THERE ARE COUNTRIES with strong economies, and then there are the countries where even good food is cheap. Rum, red wine, ouzo. Hash, pot or qat. Music, trinkets, sun, sex, crumbling castles and ancient churches--whatever you need, it's out there in abundance.

According to Philip Slater in The Pursuit of Loneliness, an English psychologist once found that "neurotic anxiety was a good predictor of success and achievement, both for individuals and for nations."

Why has Italy, for example, soothed this neurotic anxiety while the US has cultivated it? Naples at sunrise is red with the sun cutting through pollution. It's lush and crumbling at the same time. I walked an ancient alley down to the water, small shrines to the Virgin tucked in corners, trash spilled into the street. Late that night a waiter brought my friend and I everything on the menu, knowing we barely spoke Italian. The whole place laughed at our surprise and joined us in the meal. Nobody asked for money.

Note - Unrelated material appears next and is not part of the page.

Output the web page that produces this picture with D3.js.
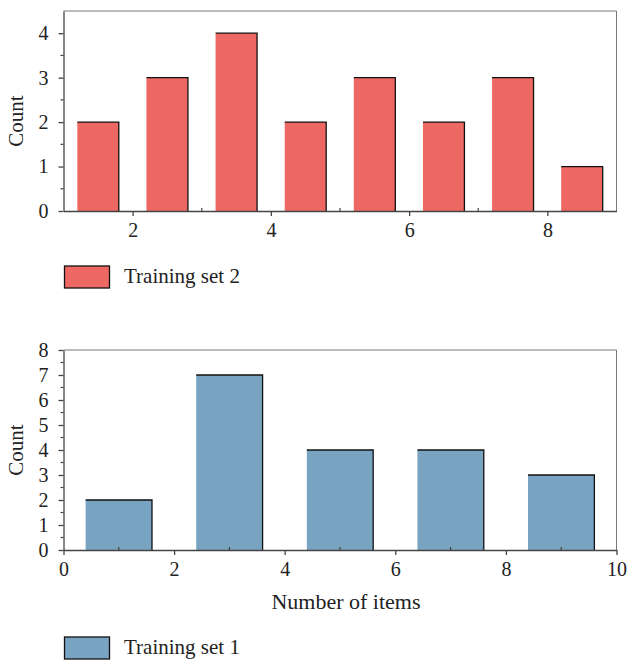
<!DOCTYPE html>
<html>
<head>
<meta charset="utf-8">
<script src="https://cdn.jsdelivr.net/npm/d3@7"></script>
<style>
  body { margin: 0; background: #fff; }
  text { font-family: "Liberation Serif", "DejaVu Serif", serif; fill: #222; }
</style>
</head>
<body>
<svg id="chart" width="627" height="660"></svg>
<script>
// Training set 2 (top panel): bins of width 1 starting at 1
const set2Bins = [1, 2, 3, 4, 5, 6, 7, 8];
const set2Counts = [2, 3, 4, 2, 3, 2, 3, 1];
// Training set 1 (bottom panel): bins of width 2 starting at 0
const set1Bins = [0, 2, 4, 6, 8];
const set1Counts = [2, 7, 4, 4, 3];

const set2Ticks = [2, 4, 6, 8];
const set1Ticks = [0, 2, 4, 6, 8, 10];

const svg = d3.select('#chart');

// draw one histogram panel
const panel = (opts) => {
  const { top, bottom, xDom, yDom, bins, counts, binW, color, xTicks, xMinor, yTicks, yMinor, countY, legendY, label } = opts;
  const left = 63.5, right = 616.5;

  const x = d3.scaleLinear().domain(xDom).range([left, right]);
  const y = d3.scaleLinear().domain(yDom).range([bottom, top]);

  const g = svg.append('g');

  // frame top + right
  g.append('path')
    .attr('d', `M${left},${top}H${right}V${bottom}`)
    .attr('fill', 'none')
    .attr('stroke', '#777')
    .attr('stroke-width', 1);

  const data = bins.map((b, i) => ({ x0: b + binW * 0.2, x1: b + binW * 0.8, v: counts[i] }));

  // bars: fill, then black top and right edge
  g.selectAll('.bar').data(data).enter()
    .append('rect')
      .attr('class', 'bar')
      .attr('x', d => x(d.x0))
      .attr('y', d => y(d.v))
      .attr('width', d => x(d.x1) - x(d.x0))
      .attr('height', d => y(0) - y(d.v))
      .attr('fill', color);

  g.selectAll('.edge').data(data).enter()
    .append('path')
      .attr('class', 'edge')
      .attr('d', d => `M${x(d.x0)},${y(d.v)}H${x(d.x1)}V${y(0)}`)
      .attr('fill', 'none')
      .attr('stroke', '#111')
      .attr('stroke-width', 1.3);

  // x axis: major ticks outward, minor inward
  const xAxis = g.append('g').attr('transform', `translate(0,${bottom})`)
    .call(d3.axisBottom(x).tickValues(xTicks).tickFormat(d3.format('d'))
      .tickSize(5).tickPadding(7).tickSizeOuter(0));
  xAxis.select('.domain').attr('stroke', '#444').attr('stroke-width', 1.3);
  xAxis.selectAll('.tick line').attr('stroke', '#444').attr('stroke-width', 1.3);
  xAxis.selectAll('.tick text').attr('font-size', 20).attr('font-family', '"Liberation Serif", serif').attr('fill', '#222');
  g.selectAll('.xminor').data(xMinor).enter()
    .append('line')
      .attr('x1', d => x(d)).attr('x2', d => x(d))
      .attr('y1', bottom).attr('y2', bottom - 3)
      .attr('stroke', '#444').attr('stroke-width', 1.2);

  // y axis
  const yAxis = g.append('g').attr('transform', `translate(${left},0)`)
    .call(d3.axisLeft(y).tickValues(yTicks).tickFormat(d3.format('d'))
      .tickSize(5).tickPadding(10).tickSizeOuter(0));
  yAxis.select('.domain').attr('stroke', '#444').attr('stroke-width', 1.3);
  yAxis.selectAll('.tick line').attr('stroke', '#444').attr('stroke-width', 1.3);
  yAxis.selectAll('.tick text').attr('font-size', 20).attr('font-family', '"Liberation Serif", serif').attr('fill', '#222');
  g.selectAll('.yminor').data(yMinor).enter()
    .append('line')
      .attr('x1', left).attr('x2', left - 3)
      .attr('y1', d => y(d)).attr('y2', d => y(d))
      .attr('stroke', '#444').attr('stroke-width', 1.2);

  g.append('text')
    .attr('transform', `translate(23,${countY}) rotate(-90)`)
    .attr('text-anchor', 'middle')
    .attr('font-size', 21)
    .text('Count');

  // legend
  g.append('rect')
    .attr('x', 64.5).attr('y', legendY)
    .attr('width', 45).attr('height', 22)
    .attr('fill', color)
    .attr('stroke', '#111').attr('stroke-width', 1.3);
  g.append('text')
    .attr('x', 124).attr('y', legendY + 17)
    .attr('font-size', 21)
    .text(label);

  return { x, y };
};

panel({
  top: 11, bottom: 211, xDom: [1, 9], yDom: [0, 4.5],
  bins: set2Bins, counts: set2Counts, binW: 1, color: '#EE6863',
  xTicks: set2Ticks, xMinor: [3, 5, 7],
  yTicks: [0, 1, 2, 3, 4], yMinor: [0.5, 1.5, 2.5, 3.5],
  countY: 121, legendY: 266, label: 'Training set 2'
});

panel({
  top: 350, bottom: 550, xDom: [0, 10], yDom: [0, 8],
  bins: set1Bins, counts: set1Counts, binW: 2, color: '#78A4C2',
  xTicks: set1Ticks, xMinor: [1, 3, 5, 7, 9],
  yTicks: d3.range(0, 9), yMinor: d3.range(0.5, 8, 1),
  countY: 450, legendY: 637, label: 'Training set 1'
});

svg.append('text')
  .attr('x', 346).attr('y', 609)
  .attr('text-anchor', 'middle')
  .attr('font-size', 22)
  .text('Number of items');
</script>
</body>
</html>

In Rome, it was the same. Trains were slow and crowded, the lira out of control, everybody on strike, but the meals were a dream and the company even better. In a Calabrian fishing town my hosts and I rode motorbikes up a hill. We walked in the abandoned ruins of a castle. An old man and woman fed us raspberries soaked in brandy in tiny cut crystal bowls. We sat in the grass.

A fine US achievement now would be to turn down the level of neurotic anxiety--not with Zoloft, Prozac and Welbutrin, but with the decadence of blending what we call vacation into life.